The Treasury has issued a consultation paper introducing proposals for new tax charges for UK commercial property held through international structures. The proposals could have a significant financial impact on UK investment decisions, and could conceivably put a break on property development across the country.
Historically, UK commercial property has been an attractive asset for foreign investment. Office blocks, hotels, and industrial parks across the country have been built with foreign money, and are owned through non-UK structures ranging from the relatively mundane (eg non-UK companies) to the exotic (eg Jersey property unit trusts). More recently, the government has encouraged foreign investment into commercial property by allowing non-domiciled individuals to bring funds to the UK tax free for such projects.
Impact on international investor returns
Under the new proposals, we expect net returns on the disposal of UK commercial property to reduce. The proposals will impose a tax charge on the foreign owner when commercial property, or the company owning it, is sold. They will also extend existing tax charges on the sale of residential property to include companies with multiple shareholders. In addition, the proposals include other changes that appear merely technical, but which in practice are likely to increase the amount of tax payable by foreign companies, such as freezing indexation relief and taxing rent under corporation tax rather than income tax rules.

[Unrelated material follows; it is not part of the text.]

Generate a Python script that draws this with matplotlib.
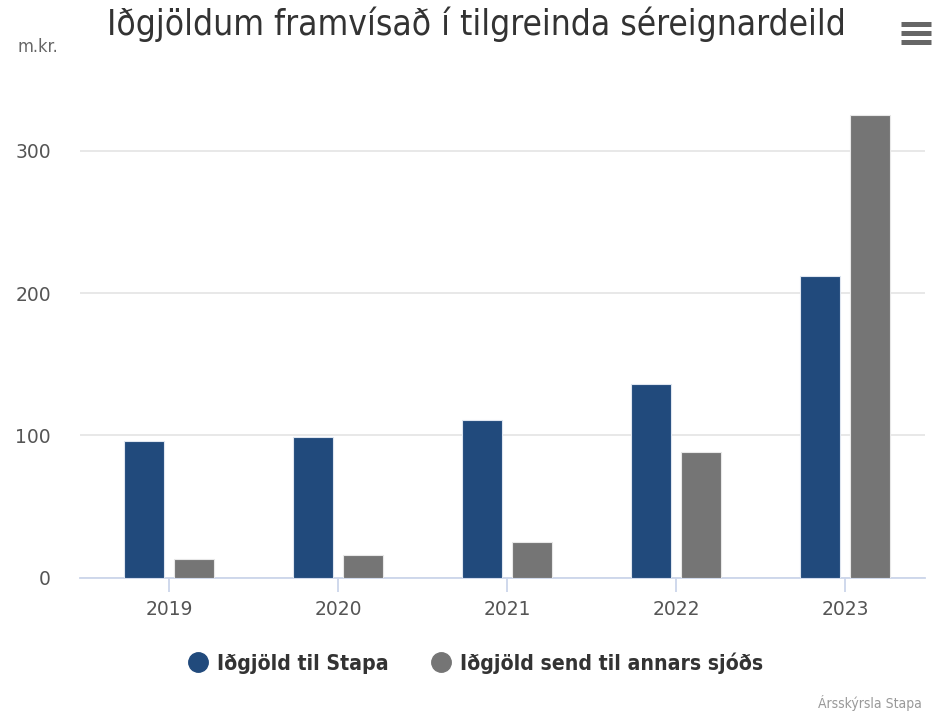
import matplotlib
matplotlib.use('Agg')
import matplotlib.pyplot as plt
import numpy as np
from matplotlib.lines import Line2D

years = ['2019', '2020', '2021', '2022', '2023']
til_stapa = [96, 99, 111, 136, 212]
send_annars = [13, 16, 25, 88, 325]

series_names = ['Iðgjöld til Stapa', 'Iðgjöld send til annars sjóðs']
colors = ['#214a7c', '#757575']

plt.rcParams['font.family'] = ['DejaVu Sans']

fig = plt.figure(figsize=(9.36, 7.16), dpi=100)
ax = fig.add_axes([80 / 936, 1 - 577.7 / 716, 845 / 936, 498 / 716])

x = np.arange(len(years))
w = 0.237
ax.bar(x - 0.15, til_stapa, width=w, color=colors[0], edgecolor='#dfe6f0', linewidth=0.8, zorder=3)
ax.bar(x + 0.15, send_annars, width=w, color=colors[1], edgecolor='#e8e8e8', linewidth=0.8, zorder=3)

ax.set_xlim(-0.527, len(years) - 0.527)
ax.set_ylim(0, 350)
ax.set_yticks([0, 100, 200, 300])
ax.set_xticks(x)
ax.set_xticklabels(years, fontsize=13.5, color='#555555')
ax.set_yticklabels(['0', '100', '200', '300'], fontsize=13.5, color='#555555')
ax.yaxis.grid(True, color='#e6e6e6', linewidth=1.3, zorder=0)
ax.set_axisbelow(True)
for s in ['top', 'right', 'left']:
    ax.spines[s].set_visible(False)
ax.spines['bottom'].set_color('#ccd6eb')
ax.spines['bottom'].set_linewidth(1.3)
ax.tick_params(axis='y', length=0, pad=21)
ax.tick_params(axis='x', length=10, color='#ccd6eb', width=1.3, pad=6)

fig.text(0.509, 0.966, 'Iðgjöldum framvísað í tilgreinda séreignardeild',
         ha='center', va='center', fontsize=25.3, color='#333333', fontstretch='condensed')
fig.text(0.019, 0.934, 'm.kr.', ha='left', va='center', fontsize=13, color='#666666',
         fontstretch='condensed')

# menu icon
for yy in [0.966, 0.9535, 0.941]:
    fig.add_artist(Line2D([0.963, 0.995], [yy, yy], color='#666666', linewidth=3.6,
                          solid_capstyle='butt', transform=fig.transFigure))

handles = [Line2D([], [], marker='o', linestyle='none', markersize=14,
                  markerfacecolor=c, markeredgecolor=c) for c in colors]
fig.legend(handles, series_names, loc='center', bbox_to_anchor=(0.5075, 0.074),
           ncol=2, frameon=False, handlelength=1.0, handletextpad=0.4, columnspacing=2.0,
           labelcolor='#333333',
           prop={'size': 15.2, 'weight': 'bold', 'stretch': 'condensed'})

fig.text(0.985, 0.018, 'Ársskýrsla Stapa', ha='right', va='center', fontsize=10,
         color='#999999', fontstretch='condensed')

fig.savefig('out.png', dpi=100)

There are some good tax arguments in favour of these changes. It never really made sense to tax residential and commercial properties in different ways, and the proposals will rationalise the system. The changes will also put foreign and UK resident investors on the same tax footing, removing imbalances from the property market that currently make investment more expensive for UK investors than for their foreign equivalents. They are also likely to raise a decent amount of additional revenue.
The new legislation will not take effect until April 2019 and includes some protections for existing structures, but there is no doubt that many investors will need to review their plans, and investment funds previously earmarked for the UK may find their way elsewhere.
Existing overseas owners looking to sell UK property will face a choice between reducing margins and increasing prices, and landlords intending to retain their property assets will face the same dilemma. Combined with increasing interest rates, there could be a significant destabilising effect on the commercial property market. Will commercial property prices fall as international investors leave the scene, thereby reducing demand? Will such investors adjust the price they are willing to pay, to maintain yields? Will rents increase as landlords look to recoup additional tax costs? The UK commercial property market is huge and varied, and, for example, a prestige hotel development in Birmingham will be affected very differently to a light industrial park in Bristol. However, anyone looking to rent, buy, develop or sell commercial property in the next few years needs to be alive to the prospects for disruption and, perhaps, to new opportunities as well.